クラップはあくまでひとつの打音。あらゆる感情を即座に表現するのは困難を極める。拍手に対して、労いや鼓舞といったものとは真逆の感情を感じ取る人は少ない。そもそも一般的に、拍手はポジティブなものだ。
ブーイングや野次というものを推奨する気はない。ただ、無条件に否定する気もない。目の前の感情が思わず出るのが観客として自然であると思う。
喜怒哀楽のうち、怒の感情表現の術がスタンドからなくなっている。それが今の状況。好意的に捉えて、果たしていいのだろうか。
この日、物凄く嫌なシーンがあった。
最悪の立ち上がりで大量失点をしながらも、続投していた先発今井。続投とはいえ以降立ち直ったわけではなく、加点を許して0対6。
二者を簡単に抑えた5回。ふたりを抑え、ようやく三者凡退、2イニング連続無失点でほんの少し展開を変えていけるか。
その矢先にホームラン。不用意だったと思わざるを得ない被弾。反撃意欲を削ぐには充分すぎるその失点の虚しさは、次の打者を簡単に打ち取ったことで皮肉にも増幅されたと思う。
足取り重くベンチに戻る今井、そして野手たちを迎えたのは無音のスタンドだった。
無表情、無反応。あまりにも冷たい、なんの感情もないスタンド。
ファンにはそれぞれの思いがあったはずだった。拍手のようなポジティブさのある表現はふさわしくない、という思いは満場一致に近い形だったのだろう。しかし、今それ以外の術はない。

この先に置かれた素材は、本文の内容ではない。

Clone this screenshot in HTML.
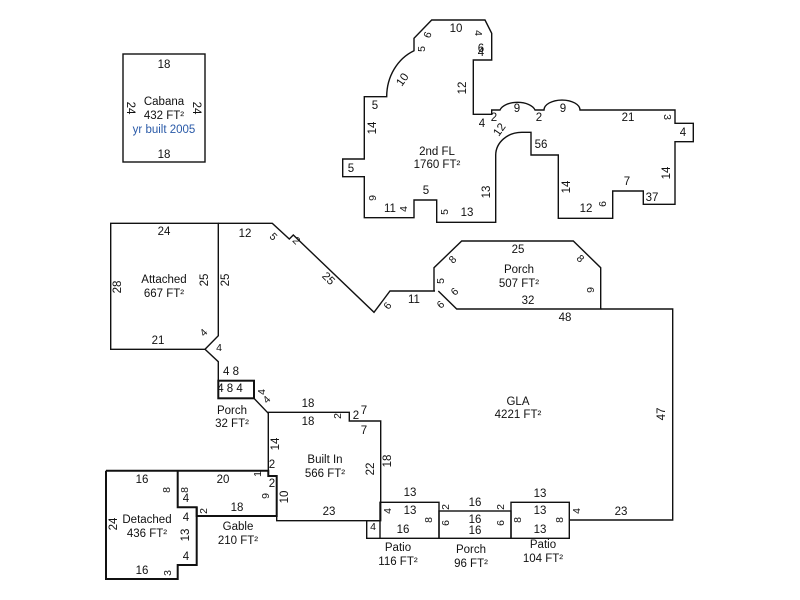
<!DOCTYPE html>
<html><head><meta charset="utf-8"><style>
html,body{margin:0;padding:0;background:#fff;}
svg{display:block;}
text{font-family:"Liberation Sans",Arial,sans-serif;font-size:11.5px;fill:#111;text-anchor:middle;dominant-baseline:central;}
.s{font-size:10.5px;}
</style></head><body>
<svg width="800" height="600" viewBox="0 0 800 600" xmlns="http://www.w3.org/2000/svg">
<g fill="none" stroke="#111" stroke-width="1.4">
<rect x="123" y="54" width="82" height="108"/>
<path d="M431.7,20 L485,20 L491.7,33.3 L491.7,60 L473.3,60 L473.3,114.3 L491.7,114.3 L491.7,110 L500,110 A18 10 0 0 1 535,110 L544,110 A18 10 0 0 1 580,110 L675,110 L675,123.3 L693.3,123.3 L693.3,141.7 L675,141.7 L675,204.3 L643.3,204.3 L643.3,191 L612.7,191 L612.7,218.3 L558.3,218.3 L558.3,155 L531,155 L531,132.3 L521.7,132.3 A26 23 0 0 0 495.7,155 L495.7,222.3 L436.7,222.3 L436.7,200 L414,200 L414,217.7 L364.3,217.7 L364.3,176.7 L342.7,176.7 L342.7,159 L364.3,159 L364.3,96.7 L386.7,96.7 A45 50 0 0 1 414,50.7 L414,38.3 Z"/>
<path d="M110.7,223.3 L218.3,223.3 L218.3,335.7 L205,349.3 L110.7,349.3 Z"/>
<path d="M218.3,223.3 L272.3,223.3 L289.3,239 L293.3,235 L374,312.3 L390,291 L435,291"/>
<path d="M205,349.3 L218.3,361.7 L218.3,380.7"/>
<path d="M434,291 L434,267.7 L461.7,241 L573.3,241 L600.7,267.7 L600.7,309 L456.7,309 L438.3,291"/>
<path d="M600.7,309 L672.7,309 L672.7,520 L569.3,520"/>
<path d="M254,398.3 L268.3,413.3"/>
<path d="M268.3,412.3 L349.3,412.3 L349.3,421 L380.7,421 L380.7,520.7 L276.7,520.7 L276.7,476 L268.3,476 Z"/>
<rect x="380" y="502.3" width="59" height="36"/>
<path d="M380,520.7 L366.7,520.7 L366.7,538.3 L380,538.3"/>
<rect x="439" y="511" width="72" height="27.3"/>
<rect x="511" y="502.3" width="58.3" height="36"/>
</g>
<g fill="none" stroke="#111" stroke-width="2">
<rect x="218.3" y="380.7" width="35.7" height="17.6"/>
<path d="M106,470.7 L268.3,470.7 L268.3,476 L276.7,476 L276.7,516 L196.7,516 L196.7,507.3 L177.7,507.3 L177.7,470.7"/>
<path d="M106,470.7 L106,579 L177.7,579 L177.7,565 L196.7,565 L196.7,507.3"/>
</g>
<!-- Cabana -->
<text x="164" y="65">18</text><text x="164" y="102">Cabana</text><text x="164" y="116">432 FT²</text>
<text x="164" y="130" style="fill:#2a5aa8">yr built 2005</text><text x="164" y="155">18</text>
<text transform="translate(130,108) rotate(90)">24</text><text transform="translate(196,108) rotate(90)">24</text>
<!-- 2nd FL -->
<text x="456" y="29">10</text><text class="s" transform="translate(478,33) rotate(90)">4</text>
<text class="s" transform="translate(428,35) rotate(-70)">6</text><text class="s" transform="translate(422,49) rotate(-90)">5</text>
<text x="481" y="49">6</text><text x="481" y="53">4</text>
<text transform="translate(403,80) rotate(-55)">10</text><text transform="translate(463,88) rotate(-90)">12</text>
<text x="375" y="106">5</text><text transform="translate(373,128) rotate(-90)">14</text>
<text x="494" y="118">2</text><text x="517" y="109">9</text><text x="539" y="118">2</text><text x="563" y="109">9</text>
<text x="628" y="118">21</text><text class="s" transform="translate(667,117) rotate(90)">3</text><text x="683" y="133">4</text>
<text x="482" y="124">4</text><text transform="translate(500,130) rotate(-55)">12</text><text x="541" y="145">56</text>
<text x="437" y="152">2nd FL</text><text x="437" y="165">1760 FT²</text><text x="351" y="169">5</text>
<text transform="translate(487,192) rotate(-90)">13</text><text transform="translate(567,187) rotate(-90)">14</text>
<text transform="translate(667,173) rotate(-90)">14</text><text x="627" y="182">7</text><text x="652" y="198">37</text>
<text x="586" y="209">12</text><text class="s" transform="translate(603,204) rotate(-90)">6</text>
<text class="s" transform="translate(373,198) rotate(-90)">9</text><text x="390" y="209">11</text>
<text class="s" transform="translate(404,209) rotate(-90)">4</text><text x="426" y="191">5</text>
<text class="s" transform="translate(445,212) rotate(-90)">5</text><text x="467" y="213">13</text>
<!-- Attached -->
<text x="164" y="232">24</text><text transform="translate(118,287) rotate(-90)">28</text>
<text x="164" y="280">Attached</text><text x="164" y="294">667 FT²</text>
<text transform="translate(205,280) rotate(-90)">25</text><text transform="translate(226,280) rotate(-90)">25</text>
<text x="158" y="341">21</text><text class="s" transform="translate(204,333) rotate(-45)">4</text><text class="s" x="219" y="348">4</text>
<text x="245" y="234">12</text><text class="s" transform="translate(273,237) rotate(45)">5</text>
<text class="s" transform="translate(296,241) rotate(45)">2</text><text transform="translate(328,279) rotate(45)">25</text>
<text class="s" transform="translate(388,306) rotate(-55)">6</text><text x="414" y="300">11</text>
<!-- Porch 507 -->
<text class="s" transform="translate(441,281) rotate(-90)">5</text><text class="s" transform="translate(455,292) rotate(-45)">6</text>
<text class="s" transform="translate(441,305) rotate(-45)">6</text><text class="s" transform="translate(453,260) rotate(-45)">8</text>
<text x="518" y="250">25</text><text x="519" y="270">Porch</text><text x="519" y="284">507 FT²</text>
<text class="s" transform="translate(580,259) rotate(45)">8</text><text class="s" transform="translate(591,290) rotate(-90)">9</text>
<text x="528" y="301">32</text><text x="565" y="318">48</text>
<text x="518" y="402">GLA</text><text x="518" y="415">4221 FT²</text><text transform="translate(662,414) rotate(-90)">47</text>
<text x="621" y="512">23</text><text class="s" transform="translate(577,511) rotate(-90)">4</text>
<!-- bottom row -->
<text x="540" y="494">13</text><text x="540" y="511">13</text><text x="540" y="530">13</text>
<text class="s" transform="translate(518,520) rotate(-90)">8</text><text class="s" transform="translate(560,520) rotate(-90)">8</text>
<text x="543" y="545">Patio</text><text x="543" y="559">104 FT²</text>
<text x="475" y="503">16</text><text class="s" transform="translate(446,507) rotate(-90)">2</text><text class="s" transform="translate(501,507) rotate(-90)">2</text>
<text class="s" transform="translate(446,523) rotate(-90)">6</text><text class="s" transform="translate(501,523) rotate(-90)">6</text>
<text x="475" y="520">16</text><text x="475" y="531">16</text>
<text x="471" y="550">Porch</text><text x="471" y="564">96 FT²</text>
<text x="410" y="493">13</text><text class="s" transform="translate(388,511) rotate(-90)">4</text><text x="410" y="511">13</text>
<text class="s" transform="translate(429,520) rotate(-90)">8</text><text x="403" y="530">16</text><text class="s" x="373" y="527">4</text>
<text x="398" y="548">Patio</text><text x="398" y="562">116 FT²</text>
<!-- Built in -->
<text x="308" y="404">18</text><text x="308" y="422">18</text><text class="s" transform="translate(338,416) rotate(-90)">2</text>
<text x="356" y="416">2</text><text x="364" y="411">7</text><text x="364" y="431">7</text>
<text transform="translate(388,461) rotate(-90)">18</text><text transform="translate(371,469) rotate(-90)">22</text>
<text x="325" y="460">Built In</text><text x="325" y="474">566 FT²</text>
<text transform="translate(276,444) rotate(-90)">14</text><text x="272" y="465">2</text>
<text class="s" transform="translate(258,474) rotate(-90)">1</text><text x="272" y="484">2</text>
<text class="s" transform="translate(266,496) rotate(-90)">9</text><text transform="translate(285,497) rotate(-90)">10</text>
<text x="329" y="512">23</text>
<!-- Gable / Detached -->
<text x="223" y="480">20</text><text x="237" y="508">18</text><text class="s" transform="translate(204,511) rotate(-90)">2</text>
<text x="238" y="527">Gable</text><text x="238" y="541">210 FT²</text>
<text x="142" y="480">16</text><text class="s" transform="translate(167,490) rotate(-90)">8</text>
<text class="s" transform="translate(185,490) rotate(-90)">8</text><text x="186" y="499">4</text>
<text x="186" y="518">4</text><text transform="translate(186,535) rotate(-90)">13</text><text x="186" y="557">4</text>
<text transform="translate(114,524) rotate(-90)">24</text><text x="147" y="520">Detached</text><text x="147" y="534">436 FT²</text>
<text x="142" y="571">16</text><text class="s" transform="translate(168,573) rotate(-90)">3</text>
<!-- small porch -->
<text x="232" y="411">Porch</text><text x="232" y="424">32 FT²</text>
<text x="231" y="372">4 8</text><text x="230" y="389">4 8 4</text>
<text class="s" transform="translate(262,392) rotate(-90)">4</text><text class="s" transform="translate(267,400) rotate(-45)">4</text>
</svg>
</body></html>
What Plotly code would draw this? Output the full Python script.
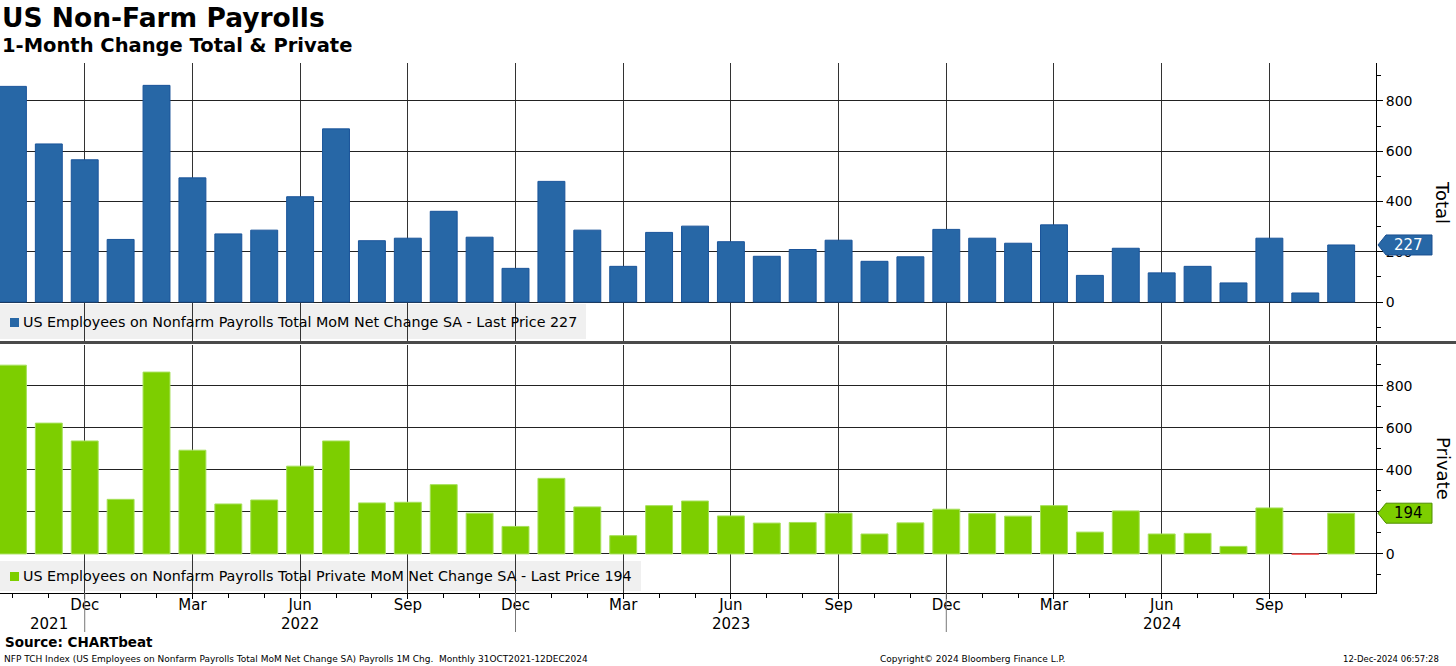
import numpy as np
import pandas as pd
import plotly.graph_objects as go
from plotly.subplots import make_subplots

# ---------------- data ----------------
months = pd.date_range("2021-10-01", "2024-11-01", freq="MS")
total = [858, 629, 566, 249, 862, 494, 271, 286, 419, 689,
         244, 254, 361, 258, 134, 480, 286, 142, 277, 302,
         240, 182, 209, 246, 162, 180, 289, 254, 234, 307,
         106, 214, 116, 142, 76, 254, 36, 227]
private = [899, 623, 538, 260, 866, 494, 238, 257, 418, 538,
           243, 246, 330, 194, 131, 360, 224, 87, 230, 252,
           181, 147, 150, 194, 95, 148, 213, 192, 180, 230,
           104, 205, 95, 98, 36, 219, -2, 194]
y_ticks = [0, 200, 400, 600, 800]
year_labels = ["2021", "2022", "2023", "2024"]
year_label_months = ["2021-11", "2022-06", "2023-06", "2024-06"]

title = "US Non-Farm Payrolls"
subtitle = "1-Month Change Total & Private"
total_name = "US Employees on Nonfarm Payrolls Total MoM Net Change SA"
private_name = "US Employees on Nonfarm Payrolls Total Private MoM Net Change SA"
source = "Source: CHARTbeat"
footer = "NFP TCH Index (US Employees on Nonfarm Payrolls Total MoM Net Change SA) Payrolls 1M Chg.  Monthly 31OCT2021-12DEC2024"
copyright_txt = "Copyright\u00a9 2024 Bloomberg Finance L.P."
stamp = "12-Dec-2024 06:57:28"

# ---------------- derived ----------------
x = np.arange(len(months))
q_idx = [i for i, m in enumerate(months) if m.month in (3, 6, 9, 12)]
q_txt = [months[i].strftime("%b") for i in q_idx]
dec_idx = [i for i, m in enumerate(months) if m.month == 12]
year_x = [list(months.strftime("%Y-%m")).index(s) for s in year_label_months]

BLUE = "#2767a6"
BLUE_EDGE = "#1a549a"
GREEN = "#7dce00"
GREEN_EDGE = "#a6e05a"
RED = "#ff5c5c"
FONT = "DejaVu Sans"

W, H = 1456, 666
ML, MR, MT, MB = 0, 80, 63, 73
PW, PH = W - ML - MR, H - MT - MB


def px(xp):
    return (xp - ML) / PW


def py(yp):
    return (H - MB - yp) / PH


fig = make_subplots(rows=2, cols=1, shared_xaxes=True, vertical_spacing=0.01)

fig.add_trace(go.Bar(x=x, y=total, marker=dict(color=BLUE, line=dict(color=BLUE_EDGE, width=1)),
                     width=0.75, name=total_name, showlegend=False), row=1, col=1)
pcol = [GREEN if v >= 0 else RED for v in private]
pedge = [GREEN_EDGE if v >= 0 else RED for v in private]
fig.add_trace(go.Bar(x=x, y=private, marker=dict(color=pcol, line=dict(color=pedge, width=1)),
                     width=0.75, name=private_name, showlegend=False), row=2, col=1)

xr = [-0.36, 37.97]
common_x = dict(range=xr, tickvals=q_idx, ticktext=q_txt, showgrid=True, gridcolor="#333",
                gridwidth=1, zeroline=False)
fig.update_layout(
    xaxis=dict(**common_x, showticklabels=False, ticks="", showline=False),
    xaxis2=dict(**common_x, showticklabels=True, ticks="outside", ticklen=5, tickcolor="#000",
                showline=True, linecolor="#000", linewidth=1, ticklabelstandoff=-7,
                tickfont=dict(family=FONT, size=15, color="#000"),
                minor=dict(dtick=1, tick0=0, ticks="outside", ticklen=4, tickcolor="#000", showgrid=False)),
)
common_y = dict(side="right", tickvals=y_ticks, showgrid=True, gridcolor="#222", gridwidth=1,
                zeroline=False, showline=True, linecolor="#000", linewidth=1,
                ticks="outside", ticklen=6, tickcolor="#000",
                tickfont=dict(family=FONT, size=14, color="#000"),
                minor=dict(dtick=100, ticks="outside", ticklen=4, tickcolor="#000", showgrid=False))
fig.update_layout(
    yaxis=dict(**common_y, domain=[py(341), 1.0], range=[-155, 951]),
    yaxis2=dict(**common_y, domain=[0.0, py(345)], range=[-186, 995]),
)

shapes = []
annos = []


def txt(x, y, text, size, xanchor="left", color="#000", **kw):
    d = dict(xref="paper", yref="paper", x=x, y=y, xanchor=xanchor, yanchor="middle",
             showarrow=False, text=text, font=dict(family=FONT, size=size, color=color))
    d.update(kw)
    return d


# legend boxes (below grid)
shapes.append(dict(type="rect", xref="paper", yref="paper", x0=0, x1=px(586), y0=py(339), y1=py(304),
                   fillcolor="#f0f0f0", line=dict(width=0), layer="below"))
shapes.append(dict(type="rect", xref="paper", yref="paper", x0=0, x1=px(641), y0=py(591), y1=py(561),
                   fillcolor="#f0f0f0", line=dict(width=0), layer="below"))
# legend squares
shapes.append(dict(type="rect", xref="paper", yref="paper", x0=px(10), x1=px(19), y0=py(327), y1=py(318),
                   fillcolor=BLUE, line=dict(width=0)))
shapes.append(dict(type="rect", xref="paper", yref="paper", x0=px(10), x1=px(19), y0=py(581), y1=py(572),
                   fillcolor=GREEN, line=dict(width=0)))
annos.append(txt(px(21), py(322), f"{total_name} - Last Price {total[-1]}", 14.3))
annos.append(txt(px(21), py(576), f"{private_name} - Last Price {private[-1]}", 14.3))

# panel separator
shapes.append(dict(type="line", xref="paper", yref="paper", x0=0, x1=W / PW, y0=py(342.5), y1=py(342.5),
                   line=dict(color="#4a4a4a", width=3)))

# last price flags
flag_path = "M 2,0 L 10,10 L 56,10 L 56,-10 L 10,-10 Z"
shapes.append(dict(type="path", xref="paper", yref="y", xsizemode="pixel", ysizemode="pixel",
                   xanchor=1.0, yanchor=total[-1], path=flag_path, fillcolor=BLUE,
                   line=dict(color="#1a4f8f", width=1), layer="above"))
shapes.append(dict(type="path", xref="paper", yref="y2", xsizemode="pixel", ysizemode="pixel",
                   xanchor=1.0, yanchor=private[-1], path=flag_path, fillcolor=GREEN,
                   line=dict(color="#4f8f00", width=1), layer="above"))
annos.append(dict(xref="paper", yref="y", x=1.0, y=total[-1], xshift=32, xanchor="center",
                  yanchor="middle", showarrow=False,
                  text=str(total[-1]), font=dict(family=FONT, size=15, color="#fff")))
annos.append(dict(xref="paper", yref="y2", x=1.0, y=private[-1], xshift=32, xanchor="center",
                  yanchor="middle", showarrow=False,
                  text=str(private[-1]), font=dict(family=FONT, size=15, color="#000")))

# axis titles
annos.append(txt(px(1443), py(202), "Total", 18, xanchor="center", textangle=90))
annos.append(txt(px(1443), py(468), "Private", 18, xanchor="center", textangle=90))

# year separators and labels
for i in dec_idx:
    shapes.append(dict(type="line", xref="x2", yref="paper", x0=i, x1=i, y0=0, y1=py(632),
                       line=dict(color="#777", width=1)))
for lab, i in zip(year_labels, year_x):
    annos.append(dict(xref="x2", yref="paper", x=i, y=py(624), xanchor="center", yanchor="middle",
                      showarrow=False, text=lab, font=dict(family=FONT, size=15, color="#000")))

# titles & footer
annos.append(txt(px(0), py(18), f"<b>{title}</b>", 26.5))
annos.append(txt(px(0), py(46), f"<b>{subtitle}</b>", 19.5))
annos.append(txt(px(3), py(642), f"<b>{source}</b>", 13.5))
annos.append(txt(px(2), py(659), footer, 9))
annos.append(txt(px(878), py(659), copyright_txt, 9))
annos.append(txt(px(1441), py(659), stamp, 8.5, xanchor="right"))

fig.update_layout(
    width=W, height=H, margin=dict(l=ML, r=MR, t=MT, b=MB),
    paper_bgcolor="#ffffff", plot_bgcolor="rgba(0,0,0,0)",
    bargap=0.25, showlegend=False, shapes=shapes, annotations=annos,
    font=dict(family=FONT, color="#000"),
)

fig.write_html("out.html", config={"displayModeBar": False},
               post_script="document.body.style.margin='0';document.body.style.overflow='hidden';")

出た結果は「何もしない」だった。今の状況だとできることがないから、と頭に加えた方がより正確なのかもしれない。
結果生まれた静寂は、なんともいえない気持ち悪さがあった。
あの静寂、選手はどう感じただろうか。
ネガティブであることは感じ取れているとは思う。ただその空気は、鼓舞に繋がる要素は一切なかったように思う。しらけた雰囲気とでも言おうか。少なくとも、叱咤激励どちらにも属さない。ここからやり返そう、という意志への後押しの一助とは一切なりえない。
歓声か無反応。
この二択しか浴びることがないのは、選手にとっては幸運だろうか。肯定しかないスタンドで戦うことが、いずれ当然となるのだろうか。そのとき果たしてファンは、変わらぬ緊張感を享受できるだろうか。
ブーイングや罵声、眉を顰められることが非常に多い行為である。状況や発信者の意図を問わず、悪と一刀に断じられることは珍しくない。
ないほうがいいのは当然のこと。「それよりも応援しよう」。正論である。何より耳障りが良い。
しかし果たして、まったく廃された状況は正しく、健康的なのだろうか。少なくとも、自分に生まれたのは違和感だった。
正解はないのだろう。正か誤か、一方に定められる類のものではおそらくない。
しかし現実として、表面上肯定しかないスタンドを背にした試合は続く。肯定しか許されないスタンドを受け入れるしか、応援する術はない。
選手が今を肯定しているわけがない。現状を否定をし、覆しそして更なる高みに挑んでいると信じている。そう信じて、自分は引き続き肯定の音を打ち鳴らすべく球場に足を運び続けるのだろう。
願わくば、その否定が我々よりも強く、目指す高みが我々の目線の遥か彼方でありますように。